On 10/9/2012 10:56 PM, Carlo Traverso wrote: [snip]
In this book one can improve the formatting at will, but its worst failure is in txt.
Well, I wouldn't say that the /worst/ failure is in the text, but you are right that it is pretty bad.
Look at its main page, http://www.gutenberg.org/ebooks/14668 and compare the pdf (that has images) or the original http://archive.org/details/mcguffeysseconde00mcgu with the UTF-8 txt as provided by PG as default txt.
I didn't need to go to archive.org, I just went down into the basement and pulled the McGuffey's Readers from the box where they were stored. My edition was printed (not published or copyrighted) by the Fairfax Christian Bookstore in Tyler, Texas. The McGuffey's Readers are still quite popular among home schoolers, presumably because they make no mention of uncomfortable topics such as evolution or climate change. [snip]
All these vocals carry a diacritic sign, easy to represent in unicode, but here everything is ASCII. These diacritics have been considered irrelevant, but they are the essential feature of this reader.
This was one of the first things I noticed; you don't even need to look at the page scans to realize that this has happened. Looking at the scans (or, in my case, the paper) you realize that these diacritical marks are also missing from the word lists that begin each lesson--a fatal flaw.
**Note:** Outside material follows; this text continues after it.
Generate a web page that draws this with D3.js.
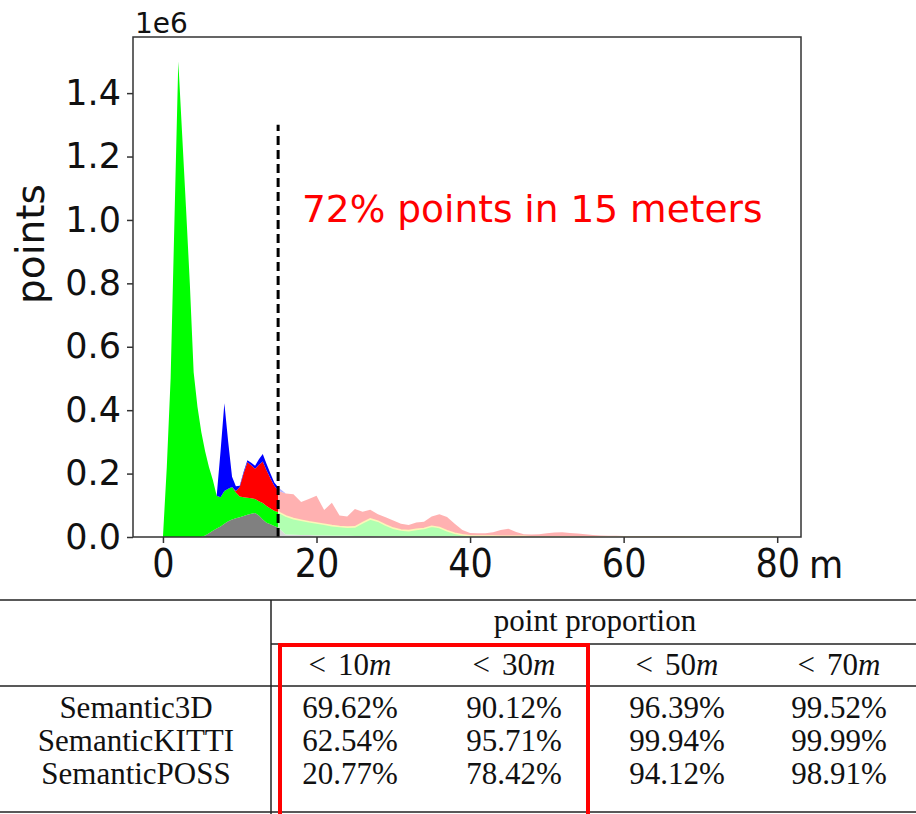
<!DOCTYPE html>
<html>
<head>
<meta charset="utf-8">
<script src="https://cdn.jsdelivr.net/npm/d3@7"></script>
<style>
  body { margin: 0; background: #fff; }
  svg { display: block; }
</style>
</head>
<body>
<svg id="chart"></svg>
<script>
// distance bins (m): 0.5 m steps up to 15 m, then 1 m steps
var distance = [0,0.5,1,1.5,2,2.5,3,3.5,4,4.5,5,5.5,6,6.5,7,7.5,8,8.5,9,9.5,10,10.5,11,11.5,12,12.5,13,13.5,14,14.5,15,
  16,17,18,19,20,21,22,23,24,25,26,27,28,29,30,31,32,33,34,35,36,37,38,39,40,41,42,43,44,45,46,47,48,49,50,
  51,52,53,54,55,56,57,58,59,60,61,62,63,64,65,66,67,68,69,70,71,72,73,74,75,76,77,78,79,80];

// layer values, in 1e6 points
var grayPts = [0,0,0,0,0,0,0,0,0,0,0,.005,.012,.02,.027,.033,.042,.05,.055,.059,.062,.066,.07,.073,.076,.068,.055,.045,.04,.035,.03,
  .008,.007,.006,.006,.005,.005,.004,.004,.004,.003,.003,.003,.002,.002,.002,
  .001,.001,.001,.001,.001,.001,.001,.001,.001,
  0,0,0,0,0,0,0,0,0,0,0,0,0,0,0,0,0,0,0,0,0,0,0,0,0,0,0,0,0,0,0,0,0,0,0,0,0,0,0,0,0];
var greenPts = [0,.22,.5,1.0,1.5,1.27,1.04,.8,.52,.41,.33,.265,.208,.16,.103,.092,.103,.102,.103,.081,.066,.059,.054,.049,.044,.045,.052,.053,.05,.048,.049,
  .058,.051,.047,.042,.039,.035,.032,.029,.027,.029,.042,.054,.048,.036,.026,
  .021,.019,.023,.026,.033,.029,.019,.011,.006,
  .004,.003,.003,.003,.002,.002,.002,.002,.001,.001,.001,.001,.001,.001,
  0,0,0,0,0,0,0,0,0,0,0,0,0,0,0,0,0,0,0,0,0,0,0,0,0,0,0];
var redPts = [0,0,0,0,0,0,0,0,0,0,0,0,0,0,0,0,0,0,0,.005,.03,.075,.112,.104,.095,.115,.131,.112,.095,.079,.067,
  .071,.077,.057,.072,.086,.045,.072,.035,.034,.056,.035,.029,.022,.024,.024,
  .02,.018,.022,.021,.031,.042,.043,.03,.015,
  .009,.009,.009,.012,.02,.024,.014,.007,.007,.008,.011,.013,.014,.012,
  .011,.009,.006,.005,.004,.004,.003,.003,.003,.003,.003,.003,.003,.002,.001,
  0,0,0,0,0,0,0,0,0,0,0,0];
var bluePts = [0,0,0,0,0,0,0,0,0,0,0,0,0,0,0,.145,.277,.148,.032,.015,.004,.005,.006,.008,.01,.017,.024,.02,.015,.01,.011,
  0,0,0,0,0,0,0,0,0,0,0,0,0,0,0,0,0,0,0,0,0,0,0,0,0,0,0,0,0,0,0,0,0,0,0,
  0,0,0,0,0,0,0,0,0,0,0,0,0,0,0,0,0,0,0,0,0,0,0,0,0,0,0,0,0,0];

var layerKeys = ["gray", "green", "red", "blue"];
var layerColors = {gray: "#808080", green: "#00ff00", red: "#ff0000", blue: "#0000ff"};

var xTicks = [0, 20, 40, 60, 80];
var yTicks = [0, 0.2, 0.4, 0.6, 0.8, 1.0, 1.2, 1.4];
var cutoff = 15;
var note = "72% points in 15 meters";

// table
var headerTitle = "point proportion";
var ranges = ["10", "30", "50", "70"];
var datasets = ["Semantic3D", "SemanticKITTI", "SemanticPOSS"];
var proportions = [
  ["69.62%", "90.12%", "96.39%", "99.52%"],
  ["62.54%", "95.71%", "99.94%", "99.99%"],
  ["20.77%", "78.42%", "94.12%", "98.91%"]
];

var W = 916, H = 814;
var svg = d3.select("#chart").attr("width", W).attr("height", H);

var plot = {left: 133, right: 801, top: 37, bottom: 537};

var x = d3.scaleLinear().domain([-3.9, 83.1]).range([plot.left, plot.right]);
var y = d3.scaleLinear().domain([0, 1.577]).range([plot.bottom, plot.top]);

var rows = distance.map(function(d, i) {
  return {m: d, gray: grayPts[i], green: greenPts[i], red: redPts[i], blue: bluePts[i]};
});
var stacked = d3.stack().keys(layerKeys)(rows);

var area = d3.area()
  .x(function(d) { return x(d.data.m); })
  .y0(function(d) { return y(d[0]); })
  .y1(function(d) { return y(d[1]); });

var defs = svg.append("defs");
defs.append("clipPath").attr("id", "near")
  .append("rect")
  .attr("x", plot.left).attr("y", plot.top)
  .attr("width", x(cutoff) - plot.left).attr("height", plot.bottom - plot.top);
defs.append("clipPath").attr("id", "far")
  .append("rect")
  .attr("x", x(cutoff)).attr("y", plot.top)
  .attr("width", plot.right - x(cutoff)).attr("height", plot.bottom - plot.top);

var near = svg.append("g").attr("clip-path", "url(#near)");
near.selectAll("path")
  .data(stacked)
  .enter()
  .append("path")
    .attr("fill", function(d) { return layerColors[d.key]; })
    .attr("d", area);

var far = svg.append("g").attr("clip-path", "url(#far)");
far.append("g").attr("opacity", 0.3)
  .selectAll("path")
  .data(stacked)
  .enter()
  .append("path")
    .attr("fill", function(d) { return layerColors[d.key]; })
    .attr("d", area);

// thin pale line on the faded green top
far.append("path")
  .datum(stacked[1])
  .attr("fill", "none")
  .attr("stroke", "#fbf7b8")
  .attr("stroke-width", 1.6)
  .attr("d", d3.line()
    .x(function(d) { return x(d.data.m); })
    .y(function(d) { return y(d[1]); }));

// 15 m marker
svg.append("line")
  .attr("x1", x(cutoff)).attr("x2", x(cutoff))
  .attr("y1", y(0)).attr("y2", y(1.3))
  .attr("stroke", "#000")
  .attr("stroke-width", 3)
  .attr("stroke-dasharray", "9,5");

svg.append("text")
  .attr("x", 302)
  .attr("y", 222)
  .attr("fill", "#ff0000")
  .attr("font-family", "DejaVu Sans")
  .attr("font-size", 37.5)
  .text(note);

// axes
var yAxis = svg.append("g")
  .attr("transform", "translate(" + plot.left + ",0)")
  .call(d3.axisLeft(y).tickValues(yTicks).tickFormat(d3.format(".1f")).tickSize(6).tickPadding(6));
var xAxis = svg.append("g")
  .attr("transform", "translate(0," + plot.bottom + ")")
  .call(d3.axisBottom(x).tickValues(xTicks).tickSize(6).tickPadding(6));

[xAxis, yAxis].forEach(function(a) {
  a.select(".domain").remove();
  a.selectAll(".tick line").attr("stroke", "#333").attr("stroke-width", 1.5);
  a.selectAll(".tick text")
    .attr("fill", "#111")
    .attr("font-family", "DejaVu Sans");
});
yAxis.selectAll(".tick text").attr("font-size", 35);
xAxis.selectAll(".tick text")
  .attr("font-family", "'DejaVu Sans Condensed', 'DejaVu Sans'")
  .attr("font-size", 39);

svg.append("rect")
  .attr("x", plot.left).attr("y", plot.top)
  .attr("width", plot.right - plot.left).attr("height", plot.bottom - plot.top)
  .attr("fill", "none")
  .attr("stroke", "#333")
  .attr("stroke-width", 1.5);

svg.append("text")
  .attr("x", plot.left + 2).attr("y", 33)
  .attr("font-family", "DejaVu Sans")
  .attr("font-size", 28)
  .attr("fill", "#111")
  .text("1e6");

svg.append("text")
  .attr("transform", "translate(44," + ((plot.top + plot.bottom) / 2 - 43) + ") rotate(-90)")
  .attr("text-anchor", "middle")
  .attr("font-family", "DejaVu Sans")
  .attr("font-size", 39)
  .attr("fill", "#111")
  .text("points");

svg.append("text")
  .attr("x", 809).attr("y", 578)
  .attr("font-family", "'DejaVu Sans Condensed', 'DejaVu Sans'")
  .attr("font-size", 39)
  .attr("fill", "#111")
  .text("m");

// table
var tbl = svg.append("g")
  .attr("font-family", "'Liberation Serif', 'Times New Roman', serif")
  .attr("font-size", 31)
  .attr("fill", "#111");
var colX = [350, 514, 677, 839];
var rowY = [718, 751, 784];
var rule = function(x1, x2, yy) {
  svg.append("line").attr("x1", x1).attr("x2", x2).attr("y1", yy).attr("y2", yy)
    .attr("stroke", "#222").attr("stroke-width", 1.5);
};
rule(0, W, 600);
rule(271, W, 644);
rule(0, W, 686);
rule(0, W, 812);
svg.append("line").attr("x1", 271).attr("x2", 271).attr("y1", 600).attr("y2", H)
  .attr("stroke", "#222").attr("stroke-width", 1.5);

tbl.append("text").attr("x", 595).attr("y", 631).attr("text-anchor", "middle").text(headerTitle);

ranges.forEach(function(r, j) {
  var t = tbl.append("text").attr("x", colX[j]).attr("y", 675).attr("text-anchor", "middle");
  t.append("tspan").text("<");
  t.append("tspan").attr("dx", 12).text(r);
  t.append("tspan").attr("font-style", "italic").text("m");
});

datasets.forEach(function(name, i) {
  tbl.append("text").attr("x", 136).attr("y", rowY[i]).attr("text-anchor", "middle").text(name);
  proportions[i].forEach(function(v, j) {
    tbl.append("text").attr("x", colX[j]).attr("y", rowY[i]).attr("text-anchor", "middle").text(v);
  });
});

svg.append("rect")
  .attr("x", 280).attr("y", 645)
  .attr("width", 308).attr("height", 180)
  .attr("fill", "none")
  .attr("stroke", "#ff0000")
  .attr("stroke-width", 4);
</script>
</body>
</html>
There are also transcription errors. For example, in this
TABLE 0F ASPIRATES.
Sound as in Sound as in f fifi t tat h him sh she k kite ch chat p pipe th thick s same wh why
"fifi" is "fife", and "kite" is "cake"
I don't know if you noticed, but the 'O' in "OF" was also replaced by a zero. And in at least one spot (I haven't reviewed the entire file yet) a page header ("ECLECTIC SERIES") was included as part of the text. I also found the transcriber's note at the beginning of the file a bit gratuitous. I have no problem with notes like that, which are subjective and have no bearing on the actual transcription process, being included in the catalog, but they really shouldn't be stuck in the file. This file obviously needs a lot of work, and probably is more deserving of attention than many of the recent obscure and esoteric works for which raw page scans are adequate to serve the academic community. I'll try to fix it as best I can, but this will probably take me several weeks. I'll post iterations on my web server as I go along, and provide comments here as iterations are completed.